━━━━━ RECORDS SHOWN ━━━━━

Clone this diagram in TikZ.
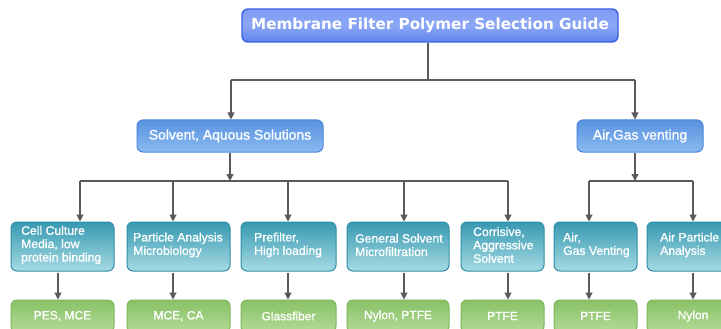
\documentclass[tikz,border=0pt]{standalone}
\usepackage{fontspec}
\setmainfont{Liberation Sans}
\newfontfamily\titlefont{DejaVu Sans}
\newfontfamily\medfont{Liberation Sans}[FakeBold=1.1]
\usetikzlibrary{arrows.meta,shadows}
\definecolor{lineg}{HTML}{5A5A5A}
\definecolor{ttop}{HTML}{7E9CF4}
\definecolor{tbot}{HTML}{5E84EE}
\definecolor{tbord}{HTML}{3A62E0}
\definecolor{stop}{HTML}{5892E0}
\definecolor{sbot}{HTML}{8ABAF0}
\definecolor{sbord}{HTML}{4A86D8}
\definecolor{ctop}{HTML}{3799B2}
\definecolor{cbot}{HTML}{A6DBE3}
\definecolor{cbord}{HTML}{2F8EA8}
\definecolor{gtop}{HTML}{88C266}
\definecolor{gbot}{HTML}{B4DA98}
\definecolor{gbord}{HTML}{7DB85A}
\tikzset{
  conn/.style={draw=lineg, line width=1.2pt},
  arr/.style={conn, -{Triangle[width=7pt,length=7pt]}},
  titlebox/.style={draw=tbord, line width=1.4pt, rounded corners=6pt, top color=ttop, bottom color=tbot, middle color=ttop!90!white, text=white, minimum width=376pt, minimum height=33pt, inner sep=0pt, font=\titlefont\bfseries\fontsize{15.2}{17}\selectfont},
  catbox/.style={draw=sbord, line width=1pt, rounded corners=6pt, top color=stop, bottom color=sbot, text=white, minimum height=32pt, inner sep=0pt, font=\medfont\fontsize{13.9}{15}\selectfont},
  usebox/.style={draw=cbord, line width=1pt, rounded corners=6pt, top color=ctop, bottom color=cbot, text=white, minimum height=49pt, inner sep=0pt},
  matbox/.style={draw=gbord, line width=1pt, rounded corners=6pt, top color=gtop, bottom color=gbot, text=white, minimum height=32pt, inner sep=0pt, font=\medfont\fontsize{12}{13}\selectfont},
  lab/.style={text=white, inner sep=0pt, align=left, font=\medfont\fontsize{12.2}{13.4}\selectfont, anchor=west}
}
\begin{document}
\begin{tikzpicture}[x=1pt,y=-1pt]
\useasboundingbox (0,0) rectangle (721,329);
\clip (0,0) rectangle (721,329);
\fill[white] (0,0) rectangle (721,329);

% title
\node[titlebox] (title) at (430,25.5) {Membrane Filter Polymer Selection Guide};

% categories
\node[catbox, minimum width=186pt] (solv) at (230,136) {Solvent, Aquous Solutions};
\node[catbox, minimum width=126pt] (air) at (640,136) {Air,Gas venting};

% use boxes
\node[usebox, minimum width=103pt] (u1) at (62.5,246.5) {};
\node[usebox, minimum width=103pt] (u2) at (178.5,246.5) {};
\node[usebox, minimum width=95pt] (u3) at (288.5,246.5) {};
\node[usebox, minimum width=102pt] (u4) at (398,246.5) {};
\node[usebox, minimum width=83pt] (u5) at (502.5,246.5) {};
\node[usebox, minimum width=83pt] (u6) at (595.5,246.5) {};
\node[usebox, minimum width=92pt] (u7) at (693,246.5) {};

\node[lab] (l1) at (21,245) {Cell Culture\\Media, low\\protein binding};
\node[lab] (l2) at (133,245) {Particle Analysis\\Microbiology};
\node[lab] (l3) at (254,245) {Prefilter,\\High loading};
\node[lab] (l4) at (355,245) {General Solvent\\Microfiltration};
\node[lab] (l5) at (473,245) {Corrisive,\\Aggressive\\Solvent};
\node[lab] (l6) at (563,245) {Air,\\Gas Venting};
\node[lab] (l7) at (660,245) {Air Particle\\Analysis};

% material boxes
\node[matbox, minimum width=103pt] (m1) at (62.5,316) {PES, MCE};
\node[matbox, minimum width=103pt] (m2) at (178.5,316) {MCE, CA};
\node[matbox, minimum width=95pt] (m3) at (288.5,316) {Glassfiber};
\node[matbox, minimum width=102pt] (m4) at (398,316) {Nylon, PTFE};
\node[matbox, minimum width=83pt] (m5) at (502.5,316) {PTFE};
\node[matbox, minimum width=83pt] (m6) at (595.5,316) {PTFE};
\node[matbox, minimum width=92pt] (m7) at (693,316) {Nylon};

% connectors level 1
\coordinate (tb) at (428,80);
\coordinate (bl) at (231,80);
\coordinate (br) at (635,80);
\draw[conn] (title.south -| tb) -- (tb);
\draw[conn] (bl) -- (br);
\draw[arr] (bl) -- (solv.north -| bl);
\draw[arr] (br) -- (air.north -| br);

% level 2 buses
\coordinate (sb) at (230,181);
\coordinate (s1) at (80,181);
\coordinate (s2) at (173,181);
\coordinate (s3) at (288,181);
\coordinate (s4) at (404,181);
\coordinate (s5) at (508,181);
\coordinate (ab) at (635,181);
\coordinate (a1) at (589,181);
\coordinate (a2) at (693,181);
\draw[arr] (solv.south -| sb) -- (sb);
\draw[conn] (s1) -- (s5);
\draw[arr] (air.south -| ab) -- (ab);
\draw[conn] (a1) -- (a2);
\foreach \s/\u in {s1/u1,s2/u2,s3/u3,s4/u4,s5/u5,a1/u6,a2/u7}
  \draw[arr] (\s) -- (\u.north -| \s);

% level 3 to materials
\foreach \xx/\u/\m in {58/u1/m1,173/u2/m2,288/u3/m3,404/u4/m4,508/u5/m5,589/u6/m6,693/u7/m7}
  \draw[arr] ([yshift=-1pt]\u.south -| \xx,0) -- (\m.north -| \xx,0);
\end{tikzpicture}
\end{document}
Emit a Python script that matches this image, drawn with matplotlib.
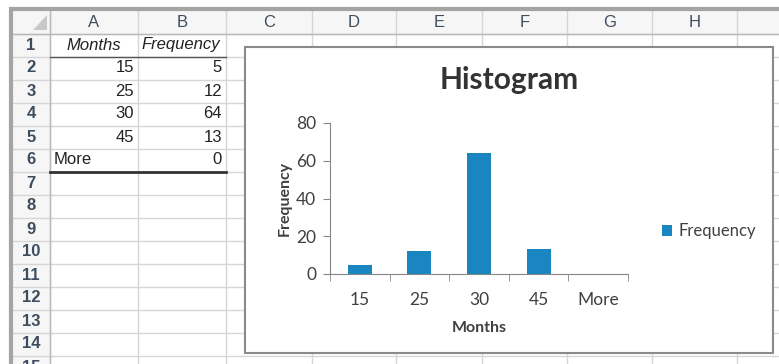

━━━━━

[EXERCISE DIRECTIONS] Every record above should come back exactly, but without its pictures.

[RESPONSE TO THE EXERCISE]
Clone this diagram in TikZ.
\documentclass[tikz,border=0pt]{standalone}
\usepackage{fontspec}
\setmainfont{Liberation Sans}
\newfontfamily\titlefont{DejaVu Sans}
\newfontfamily\medfont{Liberation Sans}[FakeBold=1.1]
\usetikzlibrary{arrows.meta,shadows}
\definecolor{lineg}{HTML}{5A5A5A}
\definecolor{ttop}{HTML}{7E9CF4}
\definecolor{tbot}{HTML}{5E84EE}
\definecolor{tbord}{HTML}{3A62E0}
\definecolor{stop}{HTML}{5892E0}
\definecolor{sbot}{HTML}{8ABAF0}
\definecolor{sbord}{HTML}{4A86D8}
\definecolor{ctop}{HTML}{3799B2}
\definecolor{cbot}{HTML}{A6DBE3}
\definecolor{cbord}{HTML}{2F8EA8}
\definecolor{gtop}{HTML}{88C266}
\definecolor{gbot}{HTML}{B4DA98}
\definecolor{gbord}{HTML}{7DB85A}
\tikzset{
  conn/.style={draw=lineg, line width=1.2pt},
  arr/.style={conn, -{Triangle[width=7pt,length=7pt]}},
  titlebox/.style={draw=tbord, line width=1.4pt, rounded corners=6pt, top color=ttop, bottom color=tbot, middle color=ttop!90!white, text=white, minimum width=376pt, minimum height=33pt, inner sep=0pt, font=\titlefont\bfseries\fontsize{15.2}{17}\selectfont},
  catbox/.style={draw=sbord, line width=1pt, rounded corners=6pt, top color=stop, bottom color=sbot, text=white, minimum height=32pt, inner sep=0pt, font=\medfont\fontsize{13.9}{15}\selectfont},
  usebox/.style={draw=cbord, line width=1pt, rounded corners=6pt, top color=ctop, bottom color=cbot, text=white, minimum height=49pt, inner sep=0pt},
  matbox/.style={draw=gbord, line width=1pt, rounded corners=6pt, top color=gtop, bottom color=gbot, text=white, minimum height=32pt, inner sep=0pt, font=\medfont\fontsize{12}{13}\selectfont},
  lab/.style={text=white, inner sep=0pt, align=left, font=\medfont\fontsize{12.2}{13.4}\selectfont, anchor=west}
}
\begin{document}
\begin{tikzpicture}[x=1pt,y=-1pt]
\useasboundingbox (0,0) rectangle (721,329);
\clip (0,0) rectangle (721,329);
\fill[white] (0,0) rectangle (721,329);

% title
\node[titlebox] (title) at (430,25.5) {Membrane Filter Polymer Selection Guide};

% categories
\node[catbox, minimum width=186pt] (solv) at (230,136) {Solvent, Aquous Solutions};
\node[catbox, minimum width=126pt] (air) at (640,136) {Air,Gas venting};

% use boxes
\node[usebox, minimum width=103pt] (u1) at (62.5,246.5) {};
\node[usebox, minimum width=103pt] (u2) at (178.5,246.5) {};
\node[usebox, minimum width=95pt] (u3) at (288.5,246.5) {};
\node[usebox, minimum width=102pt] (u4) at (398,246.5) {};
\node[usebox, minimum width=83pt] (u5) at (502.5,246.5) {};
\node[usebox, minimum width=83pt] (u6) at (595.5,246.5) {};
\node[usebox, minimum width=92pt] (u7) at (693,246.5) {};

\node[lab] (l1) at (21,245) {Cell Culture\\Media, low\\protein binding};
\node[lab] (l2) at (133,245) {Particle Analysis\\Microbiology};
\node[lab] (l3) at (254,245) {Prefilter,\\High loading};
\node[lab] (l4) at (355,245) {General Solvent\\Microfiltration};
\node[lab] (l5) at (473,245) {Corrisive,\\Aggressive\\Solvent};
\node[lab] (l6) at (563,245) {Air,\\Gas Venting};
\node[lab] (l7) at (660,245) {Air Particle\\Analysis};

% material boxes
\node[matbox, minimum width=103pt] (m1) at (62.5,316) {PES, MCE};
\node[matbox, minimum width=103pt] (m2) at (178.5,316) {MCE, CA};
\node[matbox, minimum width=95pt] (m3) at (288.5,316) {Glassfiber};
\node[matbox, minimum width=102pt] (m4) at (398,316) {Nylon, PTFE};
\node[matbox, minimum width=83pt] (m5) at (502.5,316) {PTFE};
\node[matbox, minimum width=83pt] (m6) at (595.5,316) {PTFE};
\node[matbox, minimum width=92pt] (m7) at (693,316) {Nylon};

% connectors level 1
\coordinate (tb) at (428,80);
\coordinate (bl) at (231,80);
\coordinate (br) at (635,80);
\draw[conn] (title.south -| tb) -- (tb);
\draw[conn] (bl) -- (br);
\draw[arr] (bl) -- (solv.north -| bl);
\draw[arr] (br) -- (air.north -| br);

% level 2 buses
\coordinate (sb) at (230,181);
\coordinate (s1) at (80,181);
\coordinate (s2) at (173,181);
\coordinate (s3) at (288,181);
\coordinate (s4) at (404,181);
\coordinate (s5) at (508,181);
\coordinate (ab) at (635,181);
\coordinate (a1) at (589,181);
\coordinate (a2) at (693,181);
\draw[arr] (solv.south -| sb) -- (sb);
\draw[conn] (s1) -- (s5);
\draw[arr] (air.south -| ab) -- (ab);
\draw[conn] (a1) -- (a2);
\foreach \s/\u in {s1/u1,s2/u2,s3/u3,s4/u4,s5/u5,a1/u6,a2/u7}
  \draw[arr] (\s) -- (\u.north -| \s);

% level 3 to materials
\foreach \xx/\u/\m in {58/u1/m1,173/u2/m2,288/u3/m3,404/u4/m4,508/u5/m5,589/u6/m6,693/u7/m7}
  \draw[arr] ([yshift=-1pt]\u.south -| \xx,0) -- (\m.north -| \xx,0);
\end{tikzpicture}
\end{document}
Emit a Python script that matches this image, drawn with matplotlib.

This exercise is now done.